* _The exercise_:
What is needed is an exact copy of the lines from the one containing "What TikZ code" to the one containing "(\n) at (\x,\y)", both lines included, and no other lines.

* _Recorded information_:
....................
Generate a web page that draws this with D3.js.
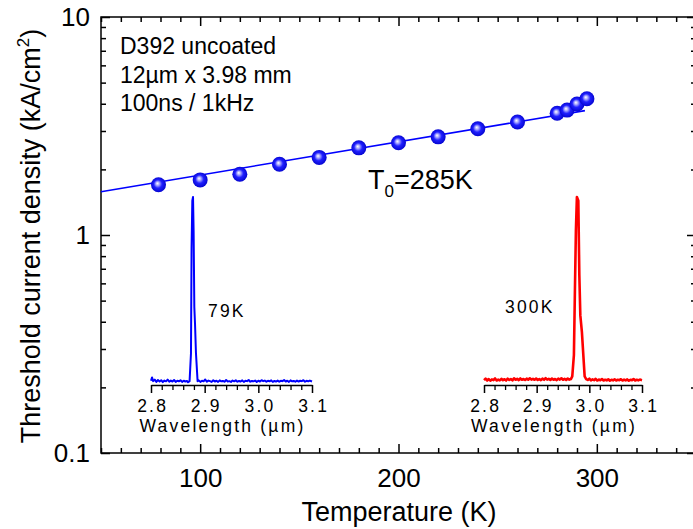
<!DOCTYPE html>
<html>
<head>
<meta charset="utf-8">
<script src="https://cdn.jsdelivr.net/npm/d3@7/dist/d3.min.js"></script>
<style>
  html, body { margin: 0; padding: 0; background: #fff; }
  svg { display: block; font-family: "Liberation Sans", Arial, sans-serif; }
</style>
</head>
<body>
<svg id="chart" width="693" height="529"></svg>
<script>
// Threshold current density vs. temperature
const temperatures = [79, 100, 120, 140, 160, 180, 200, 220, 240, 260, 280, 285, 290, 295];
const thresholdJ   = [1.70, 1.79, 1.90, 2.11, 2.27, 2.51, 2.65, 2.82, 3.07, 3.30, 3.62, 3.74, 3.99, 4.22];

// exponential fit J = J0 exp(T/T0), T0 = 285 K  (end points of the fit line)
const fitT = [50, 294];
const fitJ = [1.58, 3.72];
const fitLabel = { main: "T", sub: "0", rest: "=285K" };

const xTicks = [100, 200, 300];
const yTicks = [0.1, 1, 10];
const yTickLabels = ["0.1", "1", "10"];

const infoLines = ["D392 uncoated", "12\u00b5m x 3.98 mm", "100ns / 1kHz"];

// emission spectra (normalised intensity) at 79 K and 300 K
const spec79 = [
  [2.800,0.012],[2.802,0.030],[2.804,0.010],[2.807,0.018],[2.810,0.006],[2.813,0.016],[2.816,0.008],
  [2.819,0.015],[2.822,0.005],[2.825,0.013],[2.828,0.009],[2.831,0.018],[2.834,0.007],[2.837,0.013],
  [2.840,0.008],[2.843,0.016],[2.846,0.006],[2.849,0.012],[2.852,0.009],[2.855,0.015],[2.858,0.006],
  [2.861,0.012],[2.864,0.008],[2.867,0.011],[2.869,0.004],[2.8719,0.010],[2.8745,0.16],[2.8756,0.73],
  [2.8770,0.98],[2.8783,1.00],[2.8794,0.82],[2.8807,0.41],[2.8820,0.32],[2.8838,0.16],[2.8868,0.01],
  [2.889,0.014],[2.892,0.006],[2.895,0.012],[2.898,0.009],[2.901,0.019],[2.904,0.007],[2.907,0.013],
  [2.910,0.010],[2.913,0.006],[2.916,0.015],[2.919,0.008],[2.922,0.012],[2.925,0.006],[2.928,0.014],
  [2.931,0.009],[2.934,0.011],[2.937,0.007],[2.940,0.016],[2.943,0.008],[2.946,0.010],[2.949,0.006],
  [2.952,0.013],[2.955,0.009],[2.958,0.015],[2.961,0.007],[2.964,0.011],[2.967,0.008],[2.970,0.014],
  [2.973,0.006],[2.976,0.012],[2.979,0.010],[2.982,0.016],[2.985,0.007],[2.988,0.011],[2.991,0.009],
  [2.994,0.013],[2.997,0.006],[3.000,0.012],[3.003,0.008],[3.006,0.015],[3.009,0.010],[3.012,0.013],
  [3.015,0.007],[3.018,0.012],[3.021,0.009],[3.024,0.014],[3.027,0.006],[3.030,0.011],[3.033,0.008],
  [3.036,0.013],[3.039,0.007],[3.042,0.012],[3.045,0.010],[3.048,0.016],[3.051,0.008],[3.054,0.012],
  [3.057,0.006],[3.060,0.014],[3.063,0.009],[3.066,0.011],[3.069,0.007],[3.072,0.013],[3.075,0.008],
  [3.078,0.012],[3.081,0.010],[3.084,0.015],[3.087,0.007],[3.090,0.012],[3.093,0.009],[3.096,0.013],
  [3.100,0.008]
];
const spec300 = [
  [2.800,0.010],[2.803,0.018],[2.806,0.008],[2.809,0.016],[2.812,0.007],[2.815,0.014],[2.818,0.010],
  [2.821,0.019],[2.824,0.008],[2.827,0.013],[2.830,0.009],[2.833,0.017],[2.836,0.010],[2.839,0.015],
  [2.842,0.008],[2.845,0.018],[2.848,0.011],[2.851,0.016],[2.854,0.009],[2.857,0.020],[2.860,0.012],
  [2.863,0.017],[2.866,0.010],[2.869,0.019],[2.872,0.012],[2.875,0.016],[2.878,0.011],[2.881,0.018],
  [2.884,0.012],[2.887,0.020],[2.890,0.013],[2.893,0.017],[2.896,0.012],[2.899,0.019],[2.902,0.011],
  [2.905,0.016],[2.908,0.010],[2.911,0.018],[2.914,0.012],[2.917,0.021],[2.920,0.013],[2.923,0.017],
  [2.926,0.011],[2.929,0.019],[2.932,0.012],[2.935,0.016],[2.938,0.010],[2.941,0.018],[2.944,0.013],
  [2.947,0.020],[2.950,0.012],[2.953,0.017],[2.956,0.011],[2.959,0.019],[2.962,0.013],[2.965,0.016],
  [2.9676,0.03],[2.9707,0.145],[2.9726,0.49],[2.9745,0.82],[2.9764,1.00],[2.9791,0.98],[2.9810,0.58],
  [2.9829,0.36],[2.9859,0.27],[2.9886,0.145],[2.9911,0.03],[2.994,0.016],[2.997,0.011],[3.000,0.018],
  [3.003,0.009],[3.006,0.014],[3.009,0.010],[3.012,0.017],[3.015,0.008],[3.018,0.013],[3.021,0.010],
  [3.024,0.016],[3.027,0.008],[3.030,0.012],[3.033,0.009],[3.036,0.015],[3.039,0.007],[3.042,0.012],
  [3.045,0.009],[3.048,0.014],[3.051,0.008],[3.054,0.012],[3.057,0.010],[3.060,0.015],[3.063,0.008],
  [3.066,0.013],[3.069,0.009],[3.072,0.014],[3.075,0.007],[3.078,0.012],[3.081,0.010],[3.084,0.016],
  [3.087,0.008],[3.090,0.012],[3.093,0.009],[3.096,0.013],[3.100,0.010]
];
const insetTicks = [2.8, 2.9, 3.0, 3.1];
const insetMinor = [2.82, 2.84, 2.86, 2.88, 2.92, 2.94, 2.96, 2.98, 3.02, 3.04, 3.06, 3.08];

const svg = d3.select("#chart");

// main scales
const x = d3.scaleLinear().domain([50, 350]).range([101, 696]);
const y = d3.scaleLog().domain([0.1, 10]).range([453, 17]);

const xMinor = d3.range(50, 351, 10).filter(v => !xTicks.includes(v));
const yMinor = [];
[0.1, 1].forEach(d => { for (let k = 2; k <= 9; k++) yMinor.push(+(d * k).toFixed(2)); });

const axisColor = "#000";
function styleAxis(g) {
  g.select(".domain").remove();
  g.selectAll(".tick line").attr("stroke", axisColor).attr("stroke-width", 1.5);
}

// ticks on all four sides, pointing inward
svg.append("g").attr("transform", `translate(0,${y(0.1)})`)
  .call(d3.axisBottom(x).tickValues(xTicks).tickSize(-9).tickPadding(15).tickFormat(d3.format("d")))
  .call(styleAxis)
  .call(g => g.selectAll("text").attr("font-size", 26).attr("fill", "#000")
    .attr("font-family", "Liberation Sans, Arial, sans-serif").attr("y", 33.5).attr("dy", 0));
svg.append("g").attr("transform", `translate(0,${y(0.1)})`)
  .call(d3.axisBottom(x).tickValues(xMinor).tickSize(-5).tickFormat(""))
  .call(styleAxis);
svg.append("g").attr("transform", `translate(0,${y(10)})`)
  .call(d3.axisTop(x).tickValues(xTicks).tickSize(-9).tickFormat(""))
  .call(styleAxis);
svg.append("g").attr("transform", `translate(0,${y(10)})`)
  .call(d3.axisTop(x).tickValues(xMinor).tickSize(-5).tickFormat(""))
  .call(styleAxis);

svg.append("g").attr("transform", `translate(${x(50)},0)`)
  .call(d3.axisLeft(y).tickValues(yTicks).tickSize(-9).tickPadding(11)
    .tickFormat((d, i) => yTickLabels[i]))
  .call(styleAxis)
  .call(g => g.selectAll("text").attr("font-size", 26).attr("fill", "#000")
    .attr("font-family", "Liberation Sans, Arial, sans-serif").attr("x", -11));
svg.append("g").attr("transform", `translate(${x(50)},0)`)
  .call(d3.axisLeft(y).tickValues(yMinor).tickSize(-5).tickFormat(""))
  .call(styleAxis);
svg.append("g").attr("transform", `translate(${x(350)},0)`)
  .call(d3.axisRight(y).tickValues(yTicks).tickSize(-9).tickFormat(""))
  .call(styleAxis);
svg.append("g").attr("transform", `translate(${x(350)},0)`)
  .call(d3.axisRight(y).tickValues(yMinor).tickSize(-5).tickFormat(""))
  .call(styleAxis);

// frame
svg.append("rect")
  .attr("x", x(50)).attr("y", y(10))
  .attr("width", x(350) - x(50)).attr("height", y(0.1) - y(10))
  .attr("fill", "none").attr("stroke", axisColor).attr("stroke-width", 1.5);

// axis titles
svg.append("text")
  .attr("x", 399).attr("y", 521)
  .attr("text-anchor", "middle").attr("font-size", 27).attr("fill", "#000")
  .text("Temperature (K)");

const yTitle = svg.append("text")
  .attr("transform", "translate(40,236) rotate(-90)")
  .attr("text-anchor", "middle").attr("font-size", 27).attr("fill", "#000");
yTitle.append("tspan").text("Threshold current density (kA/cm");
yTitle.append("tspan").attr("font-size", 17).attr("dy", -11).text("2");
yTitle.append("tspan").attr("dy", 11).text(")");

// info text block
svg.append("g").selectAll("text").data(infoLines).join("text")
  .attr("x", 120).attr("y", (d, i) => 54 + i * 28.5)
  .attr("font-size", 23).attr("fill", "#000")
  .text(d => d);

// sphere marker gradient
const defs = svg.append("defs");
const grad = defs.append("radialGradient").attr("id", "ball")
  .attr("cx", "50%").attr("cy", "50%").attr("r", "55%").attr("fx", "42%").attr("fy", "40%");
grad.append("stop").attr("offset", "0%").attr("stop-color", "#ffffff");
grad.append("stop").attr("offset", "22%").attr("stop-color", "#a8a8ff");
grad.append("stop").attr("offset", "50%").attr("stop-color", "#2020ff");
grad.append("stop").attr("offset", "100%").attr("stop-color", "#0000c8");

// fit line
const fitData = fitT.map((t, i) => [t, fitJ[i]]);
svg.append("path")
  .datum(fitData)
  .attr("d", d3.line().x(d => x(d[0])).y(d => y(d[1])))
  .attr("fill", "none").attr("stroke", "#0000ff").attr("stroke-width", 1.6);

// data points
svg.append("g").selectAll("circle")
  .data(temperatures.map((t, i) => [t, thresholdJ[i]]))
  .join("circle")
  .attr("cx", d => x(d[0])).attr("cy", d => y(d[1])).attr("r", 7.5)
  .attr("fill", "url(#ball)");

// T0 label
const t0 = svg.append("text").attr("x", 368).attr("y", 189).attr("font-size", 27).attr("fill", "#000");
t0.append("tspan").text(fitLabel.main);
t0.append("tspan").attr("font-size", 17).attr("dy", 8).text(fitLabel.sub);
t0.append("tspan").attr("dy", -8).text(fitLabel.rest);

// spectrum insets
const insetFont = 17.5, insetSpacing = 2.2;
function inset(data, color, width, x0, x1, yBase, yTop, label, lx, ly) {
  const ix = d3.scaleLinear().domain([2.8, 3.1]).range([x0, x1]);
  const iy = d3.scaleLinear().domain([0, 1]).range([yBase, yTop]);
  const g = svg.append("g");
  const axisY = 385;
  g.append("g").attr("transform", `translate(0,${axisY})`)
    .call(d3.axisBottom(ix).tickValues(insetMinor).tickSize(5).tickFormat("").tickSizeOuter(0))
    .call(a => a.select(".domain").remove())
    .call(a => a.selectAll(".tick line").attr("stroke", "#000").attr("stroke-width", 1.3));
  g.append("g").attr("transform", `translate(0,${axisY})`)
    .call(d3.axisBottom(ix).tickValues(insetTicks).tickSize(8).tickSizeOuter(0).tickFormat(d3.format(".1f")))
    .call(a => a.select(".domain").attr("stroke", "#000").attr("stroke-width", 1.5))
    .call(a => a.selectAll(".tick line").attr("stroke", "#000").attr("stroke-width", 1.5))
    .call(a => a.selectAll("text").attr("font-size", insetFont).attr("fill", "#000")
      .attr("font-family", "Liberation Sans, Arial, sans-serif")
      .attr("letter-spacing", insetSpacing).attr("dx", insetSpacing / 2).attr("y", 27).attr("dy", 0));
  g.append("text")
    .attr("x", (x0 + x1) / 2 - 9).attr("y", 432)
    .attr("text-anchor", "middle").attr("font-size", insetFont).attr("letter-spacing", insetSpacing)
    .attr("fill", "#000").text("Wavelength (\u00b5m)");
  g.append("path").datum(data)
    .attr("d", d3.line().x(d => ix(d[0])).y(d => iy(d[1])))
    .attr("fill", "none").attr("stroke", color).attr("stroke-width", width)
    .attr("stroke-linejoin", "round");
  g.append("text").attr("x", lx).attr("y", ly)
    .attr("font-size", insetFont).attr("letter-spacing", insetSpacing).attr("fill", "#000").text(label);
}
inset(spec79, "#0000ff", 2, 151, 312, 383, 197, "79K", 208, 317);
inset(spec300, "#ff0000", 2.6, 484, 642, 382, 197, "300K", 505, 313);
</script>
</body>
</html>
....................
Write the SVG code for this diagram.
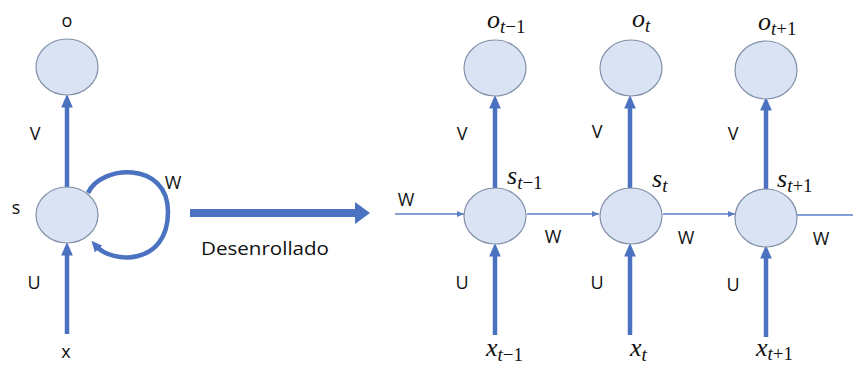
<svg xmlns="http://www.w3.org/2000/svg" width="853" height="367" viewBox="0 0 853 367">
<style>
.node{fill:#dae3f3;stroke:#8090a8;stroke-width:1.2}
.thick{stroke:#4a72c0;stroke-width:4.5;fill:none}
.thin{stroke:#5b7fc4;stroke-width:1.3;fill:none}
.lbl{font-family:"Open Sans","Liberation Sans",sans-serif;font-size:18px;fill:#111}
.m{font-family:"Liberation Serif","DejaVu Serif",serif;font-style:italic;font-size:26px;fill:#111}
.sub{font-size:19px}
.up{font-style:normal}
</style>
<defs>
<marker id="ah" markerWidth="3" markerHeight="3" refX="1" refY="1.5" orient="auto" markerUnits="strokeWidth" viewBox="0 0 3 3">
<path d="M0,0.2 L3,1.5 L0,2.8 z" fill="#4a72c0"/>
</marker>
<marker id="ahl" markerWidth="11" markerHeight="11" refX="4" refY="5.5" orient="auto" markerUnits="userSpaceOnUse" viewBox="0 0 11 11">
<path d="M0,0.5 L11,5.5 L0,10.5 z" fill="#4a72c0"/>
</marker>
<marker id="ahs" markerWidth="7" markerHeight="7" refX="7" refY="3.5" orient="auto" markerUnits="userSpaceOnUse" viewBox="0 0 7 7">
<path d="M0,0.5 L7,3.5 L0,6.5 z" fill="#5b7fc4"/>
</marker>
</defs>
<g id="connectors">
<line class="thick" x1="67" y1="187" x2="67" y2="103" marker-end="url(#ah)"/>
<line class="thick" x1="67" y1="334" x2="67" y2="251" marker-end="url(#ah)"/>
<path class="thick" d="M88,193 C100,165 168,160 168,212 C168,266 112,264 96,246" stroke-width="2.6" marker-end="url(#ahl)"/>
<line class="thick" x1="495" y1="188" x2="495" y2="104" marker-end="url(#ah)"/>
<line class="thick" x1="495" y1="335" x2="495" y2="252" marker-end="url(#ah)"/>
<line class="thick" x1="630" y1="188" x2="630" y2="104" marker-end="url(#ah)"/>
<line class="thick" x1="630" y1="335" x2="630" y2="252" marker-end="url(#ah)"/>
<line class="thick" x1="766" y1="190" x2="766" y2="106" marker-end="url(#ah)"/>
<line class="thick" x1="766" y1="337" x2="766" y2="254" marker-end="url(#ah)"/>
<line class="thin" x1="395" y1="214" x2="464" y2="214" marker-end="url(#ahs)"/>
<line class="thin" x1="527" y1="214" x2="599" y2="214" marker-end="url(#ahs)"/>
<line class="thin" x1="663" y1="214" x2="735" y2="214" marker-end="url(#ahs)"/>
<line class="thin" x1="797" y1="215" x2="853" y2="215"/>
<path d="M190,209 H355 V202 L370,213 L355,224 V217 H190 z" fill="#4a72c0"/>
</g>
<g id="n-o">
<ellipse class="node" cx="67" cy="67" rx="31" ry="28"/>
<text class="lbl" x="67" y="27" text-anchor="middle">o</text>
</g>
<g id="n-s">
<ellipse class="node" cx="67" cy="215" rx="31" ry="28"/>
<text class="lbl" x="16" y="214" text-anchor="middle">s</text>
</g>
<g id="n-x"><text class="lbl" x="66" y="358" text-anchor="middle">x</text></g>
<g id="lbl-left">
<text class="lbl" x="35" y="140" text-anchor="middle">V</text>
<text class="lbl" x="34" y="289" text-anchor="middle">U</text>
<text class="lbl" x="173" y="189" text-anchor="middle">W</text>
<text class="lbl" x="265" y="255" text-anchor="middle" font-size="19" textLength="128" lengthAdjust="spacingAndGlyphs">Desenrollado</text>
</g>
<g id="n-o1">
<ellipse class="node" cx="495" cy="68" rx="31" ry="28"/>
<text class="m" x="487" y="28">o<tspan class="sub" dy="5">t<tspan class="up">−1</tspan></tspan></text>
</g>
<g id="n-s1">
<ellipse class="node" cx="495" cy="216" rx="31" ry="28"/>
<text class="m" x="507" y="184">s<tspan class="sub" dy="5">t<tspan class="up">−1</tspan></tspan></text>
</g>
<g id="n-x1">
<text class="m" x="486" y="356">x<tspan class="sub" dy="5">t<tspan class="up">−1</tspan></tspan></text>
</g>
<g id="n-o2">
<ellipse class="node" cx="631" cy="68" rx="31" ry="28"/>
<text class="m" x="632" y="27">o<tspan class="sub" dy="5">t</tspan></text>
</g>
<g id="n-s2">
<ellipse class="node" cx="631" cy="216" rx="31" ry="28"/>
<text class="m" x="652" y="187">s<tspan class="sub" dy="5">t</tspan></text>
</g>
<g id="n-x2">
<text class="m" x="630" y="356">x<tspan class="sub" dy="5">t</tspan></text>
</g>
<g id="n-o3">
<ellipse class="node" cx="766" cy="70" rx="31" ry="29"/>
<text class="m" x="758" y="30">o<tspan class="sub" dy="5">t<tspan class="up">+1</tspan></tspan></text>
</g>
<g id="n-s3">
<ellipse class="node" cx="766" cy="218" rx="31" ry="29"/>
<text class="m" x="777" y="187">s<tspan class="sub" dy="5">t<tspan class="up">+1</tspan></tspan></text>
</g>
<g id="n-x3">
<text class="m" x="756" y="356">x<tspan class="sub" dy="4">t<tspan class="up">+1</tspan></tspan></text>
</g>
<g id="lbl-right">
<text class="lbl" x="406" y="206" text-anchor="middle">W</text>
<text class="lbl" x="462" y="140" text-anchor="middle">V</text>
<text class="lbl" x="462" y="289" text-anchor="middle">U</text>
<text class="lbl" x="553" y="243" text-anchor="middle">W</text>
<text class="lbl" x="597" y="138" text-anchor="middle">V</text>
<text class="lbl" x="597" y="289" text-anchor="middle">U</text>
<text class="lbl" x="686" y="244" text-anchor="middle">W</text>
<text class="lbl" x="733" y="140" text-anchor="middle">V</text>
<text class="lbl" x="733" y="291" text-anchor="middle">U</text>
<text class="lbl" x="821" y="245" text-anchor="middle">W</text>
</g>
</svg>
....................
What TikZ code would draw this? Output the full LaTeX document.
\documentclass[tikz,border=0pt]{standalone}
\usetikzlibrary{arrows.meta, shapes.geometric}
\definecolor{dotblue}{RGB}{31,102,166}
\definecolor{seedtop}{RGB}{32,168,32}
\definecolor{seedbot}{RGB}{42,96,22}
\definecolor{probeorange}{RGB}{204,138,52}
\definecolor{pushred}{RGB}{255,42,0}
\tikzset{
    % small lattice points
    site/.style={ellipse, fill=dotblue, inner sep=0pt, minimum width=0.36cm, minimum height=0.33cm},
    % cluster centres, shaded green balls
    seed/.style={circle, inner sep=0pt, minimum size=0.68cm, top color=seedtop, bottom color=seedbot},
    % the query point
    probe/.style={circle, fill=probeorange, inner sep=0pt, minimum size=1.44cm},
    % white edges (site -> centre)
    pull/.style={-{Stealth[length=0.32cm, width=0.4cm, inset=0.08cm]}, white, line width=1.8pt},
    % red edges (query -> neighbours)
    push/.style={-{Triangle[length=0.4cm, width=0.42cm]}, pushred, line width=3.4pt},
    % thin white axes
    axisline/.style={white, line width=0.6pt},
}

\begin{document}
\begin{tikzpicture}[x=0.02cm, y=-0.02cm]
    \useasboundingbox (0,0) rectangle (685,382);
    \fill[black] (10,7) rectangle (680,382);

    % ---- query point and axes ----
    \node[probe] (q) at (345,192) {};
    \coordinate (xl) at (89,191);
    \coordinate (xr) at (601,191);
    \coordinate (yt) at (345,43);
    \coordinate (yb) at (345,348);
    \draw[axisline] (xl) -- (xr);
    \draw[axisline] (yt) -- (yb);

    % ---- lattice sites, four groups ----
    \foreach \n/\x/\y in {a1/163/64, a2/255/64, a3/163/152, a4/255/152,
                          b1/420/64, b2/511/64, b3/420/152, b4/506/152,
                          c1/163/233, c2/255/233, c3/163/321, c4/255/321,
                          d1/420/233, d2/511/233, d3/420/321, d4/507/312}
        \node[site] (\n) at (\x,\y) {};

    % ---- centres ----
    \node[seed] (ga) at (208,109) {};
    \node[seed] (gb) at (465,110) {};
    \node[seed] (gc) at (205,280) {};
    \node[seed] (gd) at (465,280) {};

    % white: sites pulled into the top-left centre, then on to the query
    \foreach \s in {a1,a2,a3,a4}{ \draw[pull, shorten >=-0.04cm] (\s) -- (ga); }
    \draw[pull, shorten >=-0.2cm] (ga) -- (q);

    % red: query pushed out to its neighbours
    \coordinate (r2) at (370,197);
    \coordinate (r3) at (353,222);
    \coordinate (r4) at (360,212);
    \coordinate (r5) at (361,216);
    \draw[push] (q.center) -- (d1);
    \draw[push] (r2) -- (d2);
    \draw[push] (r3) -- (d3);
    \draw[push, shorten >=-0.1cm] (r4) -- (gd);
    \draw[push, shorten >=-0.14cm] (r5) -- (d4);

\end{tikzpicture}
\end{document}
....................
* _Exercise response_:
What TikZ code would draw this? Output the full LaTeX document.
\documentclass[tikz,border=0pt]{standalone}
\usetikzlibrary{arrows.meta, shapes.geometric}
\definecolor{dotblue}{RGB}{31,102,166}
\definecolor{seedtop}{RGB}{32,168,32}
\definecolor{seedbot}{RGB}{42,96,22}
\definecolor{probeorange}{RGB}{204,138,52}
\definecolor{pushred}{RGB}{255,42,0}
\tikzset{
    % small lattice points
    site/.style={ellipse, fill=dotblue, inner sep=0pt, minimum width=0.36cm, minimum height=0.33cm},
    % cluster centres, shaded green balls
    seed/.style={circle, inner sep=0pt, minimum size=0.68cm, top color=seedtop, bottom color=seedbot},
    % the query point
    probe/.style={circle, fill=probeorange, inner sep=0pt, minimum size=1.44cm},
    % white edges (site -> centre)
    pull/.style={-{Stealth[length=0.32cm, width=0.4cm, inset=0.08cm]}, white, line width=1.8pt},
    % red edges (query -> neighbours)
    push/.style={-{Triangle[length=0.4cm, width=0.42cm]}, pushred, line width=3.4pt},
    % thin white axes
    axisline/.style={white, line width=0.6pt},
}

\begin{document}
\begin{tikzpicture}[x=0.02cm, y=-0.02cm]
    \useasboundingbox (0,0) rectangle (685,382);
    \fill[black] (10,7) rectangle (680,382);

    % ---- query point and axes ----
    \node[probe] (q) at (345,192) {};
    \coordinate (xl) at (89,191);
    \coordinate (xr) at (601,191);
    \coordinate (yt) at (345,43);
    \coordinate (yb) at (345,348);
    \draw[axisline] (xl) -- (xr);
    \draw[axisline] (yt) -- (yb);

    % ---- lattice sites, four groups ----
    \foreach \n/\x/\y in {a1/163/64, a2/255/64, a3/163/152, a4/255/152,
                          b1/420/64, b2/511/64, b3/420/152, b4/506/152,
                          c1/163/233, c2/255/233, c3/163/321, c4/255/321,
                          d1/420/233, d2/511/233, d3/420/321, d4/507/312}
        \node[site] (\n) at (\x,\y) {};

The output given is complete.